Page 83  November 13th, 2008
I'm with Naomi: this is not a likeable bunch of characters and surely Lessing deliberately sets the book up that way. I like the way this subverts easy identification with any character: their comments, behaviours, activities are not all that predictable, making it hard for readers to do that "oh my, I see myself in this person" thing. (Yes, I'm often guilty...) The inconsistency (even Willi!) of the characters makes them, for me at least, more real, even if not necessarily people I want to meet (yeah, yeah, I know they're fictional, but I hope you know what I mean by that). As a historian, I often find myself loathing, liking, admiring etc. the people I'm researching -- in that arena, I often get to read their letters, sometimes their diaries, and often other people's reactions to them -- not that different, of course, from how Lessing "archives" her characters' lives and personalities. What price the distinction, then, between grimly realist fiction (even given its psychoanalytic element) such as this and the work of the historian, I wonder? I wandered off Naomi's point there, but I do think the question she implicitly asked about what we demand of our fiction (characters we like, characters with whom we can identify) has a great deal of resonance, and maybe well beyond fiction too.

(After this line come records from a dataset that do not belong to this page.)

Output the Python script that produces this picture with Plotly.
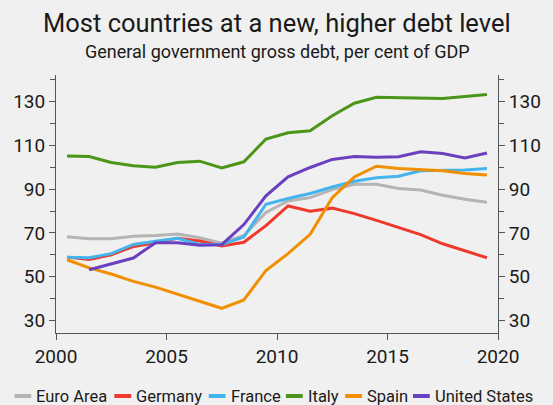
import plotly.graph_objects as go

# Annual general government gross debt, % of GDP (plotted at mid-year)
years = list(range(2000, 2020))
euro_area = [68.2, 67.3, 67.3, 68.5, 68.8, 69.5, 67.8, 65.3, 68.8, 79.3,
             84.6, 86.1, 89.8, 92.2, 92.2, 90.3, 89.6, 87.2, 85.4, 84.0]
germany = [58.9, 57.8, 60.0, 63.7, 65.5, 67.5, 66.3, 64.0, 65.7, 73.3,
           82.3, 79.9, 81.3, 78.8, 75.7, 72.4, 69.2, 65.0, 61.7, 58.6]
france = [58.9, 58.6, 60.5, 64.7, 66.2, 67.5, 64.7, 64.7, 68.1, 83.1,
          85.7, 88.0, 91.0, 93.6, 95.2, 95.9, 98.4, 98.7, 98.7, 99.4]
italy = [105.2, 104.9, 102.2, 100.7, 100.0, 102.2, 102.8, 99.7, 102.5, 112.9,
         115.8, 116.7, 123.6, 129.3, 132.0, 131.8, 131.5, 131.5, 132.4, 133.3]
spain = [57.7, 54.0, 51.2, 47.8, 45.2, 42.1, 38.7, 35.5, 39.3, 52.8,
         60.5, 69.3, 86.1, 95.6, 100.5, 99.4, 98.9, 98.4, 97.2, 96.5]
united_states = [None, 53.1, 55.7, 58.5, 65.5, 65.5, 64.3, 64.6, 73.8, 86.9,
                 95.6, 99.9, 103.6, 104.9, 104.6, 104.8, 107.1, 106.3, 104.3, 106.5]

series_names = ["Euro Area", "Germany", "France", "Italy", "Spain", "United States"]
series_values = [euro_area, germany, france, italy, spain, united_states]
series_colors = ["#b4b4b4", "#ee3a2c", "#44b4ee", "#4b9618", "#f09000", "#6b40c0"]

y_ticks = [30, 50, 70, 90, 110, 130]
x_ticks = [2000, 2005, 2010, 2015, 2020]

W, H = 553, 405
ML, MR, MT, MB = 56, 50, 75, 72
PW, PH = W - ML - MR, H - MT - MB

FONT = "Roboto"
INK = "#1a1a1a"
AXIS = "#555555"


def px_x(px):
    return (px - ML) / PW


def px_y(py):
    return (H - MB - py) / PH


fig = go.Figure()
x_mid = [y + 0.5 for y in years]
for name, vals, col in zip(series_names, series_values, series_colors):
    fig.add_trace(go.Scatter(
        x=x_mid, y=vals, mode="lines", name=name,
        line=dict(color=col, width=3), connectgaps=False, showlegend=False,
    ))

yaxis_common = dict(
    range=[24.2, 142.2], tickvals=y_ticks, ticks="outside", ticklen=6,
    tickcolor=AXIS, tickwidth=1, showline=True, linecolor=AXIS, linewidth=1,
    showgrid=False, zeroline=False,
    tickfont=dict(family=FONT, size=19, color=INK),
    minor=dict(dtick=10, tick0=30, ticks="outside", ticklen=5,
               tickcolor=AXIS, showgrid=False),
)

fig.update_layout(
    width=W, height=H,
    margin=dict(l=ML, r=MR, t=MT, b=MB),
    paper_bgcolor="#f0f0f0", plot_bgcolor="#f0f0f0",
    showlegend=False,
    xaxis=dict(
        range=[2000, 2020], tickvals=x_ticks, ticks="outside", ticklen=6,
        tickcolor=AXIS, showline=True, linecolor=AXIS, linewidth=1,
        showgrid=False, zeroline=False,
        tickfont=dict(family=FONT, size=19, color=INK),
    ),
    yaxis=dict(side="left", **yaxis_common),
    yaxis2=dict(side="right", overlaying="y", matches="y", **yaxis_common),
)

# Invisible companion trace so the right-hand axis is drawn
fig.add_trace(go.Scatter(x=[2000], y=[None], yaxis="y2", mode="lines",
                         showlegend=False, hoverinfo="skip"))

annotations = [
    dict(text="Most countries at a new, higher debt level", x=0.5, y=px_y(23),
         xref="paper", yref="paper", xanchor="center", yanchor="middle",
         showarrow=False, font=dict(family=FONT, size=25.5, color=INK)),
    dict(text="General government gross debt, per cent of GDP", x=0.5, y=px_y(51),
         xref="paper", yref="paper", xanchor="center", yanchor="middle",
         showarrow=False, font=dict(family=FONT, size=18, color=INK)),
]

# Legend row along the bottom
legend_x = [14, 115, 210.5, 288.5, 348.5, 417]
legend_y = 396
shapes = []
for name, col, lx in zip(series_names, series_colors, legend_x):
    shapes.append(dict(type="line", xref="paper", yref="paper",
                       x0=px_x(lx), x1=px_x(lx + 17), y0=px_y(legend_y), y1=px_y(legend_y),
                       line=dict(color=col, width=4)))
    annotations.append(dict(text=name, x=px_x(lx + 20), y=px_y(legend_y),
                            xref="paper", yref="paper", xanchor="left", yanchor="middle",
                            showarrow=False, font=dict(family=FONT, size=16.5, color=INK)))

fig.update_layout(annotations=annotations, shapes=shapes)
fig.write_html("out.html")
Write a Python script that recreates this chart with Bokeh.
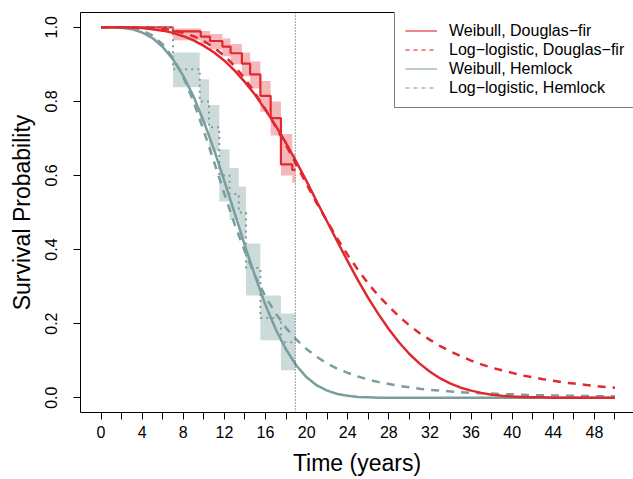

Page 128  November 12th, 2008
I found this long scene intensely painful to read: the slow, painful crescendo of white privilege, marked always and inevitably by its concomitant, white carelessness -- and there's no one here who isn't complicit among Lessing's white characters. Do the left-wing sensibilities of the main characters make their actions somehow worse than those of the Boothbys and others who don't critique the system under which they live?

Page 89  November 9th, 2008
Not betraying June to the men -- another point where Lessing plays with all the loyalties that drench this tale. This one is in no sense a reciprocal loyalty, more a largely unspoken understanding. And of course, Lessing complicates it for us by asking whether its base is female loyalty or rather female unease about the failings of men.

Page 63  November 9th, 2008
Interesting. Is the fragmentation around truth a product of a media-saturated world which also keeps telling us (not so convincingly...)that its goal and rationale is to uncover truth? It is, as Lenelle says, seductively comforting to think that we can get at an unvarnished truth, a "real" experience, but it's too often an excuse for one-dimensionality, for a flattening of complexity, a simple answer that comforts but can hardly tells all. And Lessing knows that, no? She constantly pulls the rug from under your feet, and just as you're starting to get comfortable... Can't speak for others but that's what I want from fiction, a creative, imaginative kick that keeps me from too much complacency.

Page 85  November 9th, 2008
Back to that thorny question of loyalties here, although in a rather different register. I always find Lessing really interesting on political loyalty and the emotional and indeed physical toll that the Communist Party took on its members. I like the way this dimension complicates how she's presenting her readers with the questions of loyalty which surface over and over as the novel starts to unfold.

Page 52  November 9th, 2008
Just when you might be starting to feel warm and fuzzy about feminist loyalties, Lessing whips out a critique: "our real loyalties are always to men, and not to women." Ouch. But she nailed a dilemma that many women did face (and still face forty-plus years on).

Page 29  November 9th, 2008
I love the phrase, "the little fishpond of the upper class"!! It's still applicable today and it's a perfect description of the bubble of privilege which Lessing always wanted to prick.

Page 15  November 9th, 2008
I was really fascinated by the way gossip serves, right at the start of the book, as a form of intimacy between the two women. It's something that threatens and mystifies and frustrates Richard -- he can't get past it and can't understand it. Is it serving, I wonder, as a kind of "women's language" (that's certainly an argument that gets made about how women relate to one another)? Richard certainly gets tripped up by it over and over again, although Tommy finds ways (later in this section) to slide by it.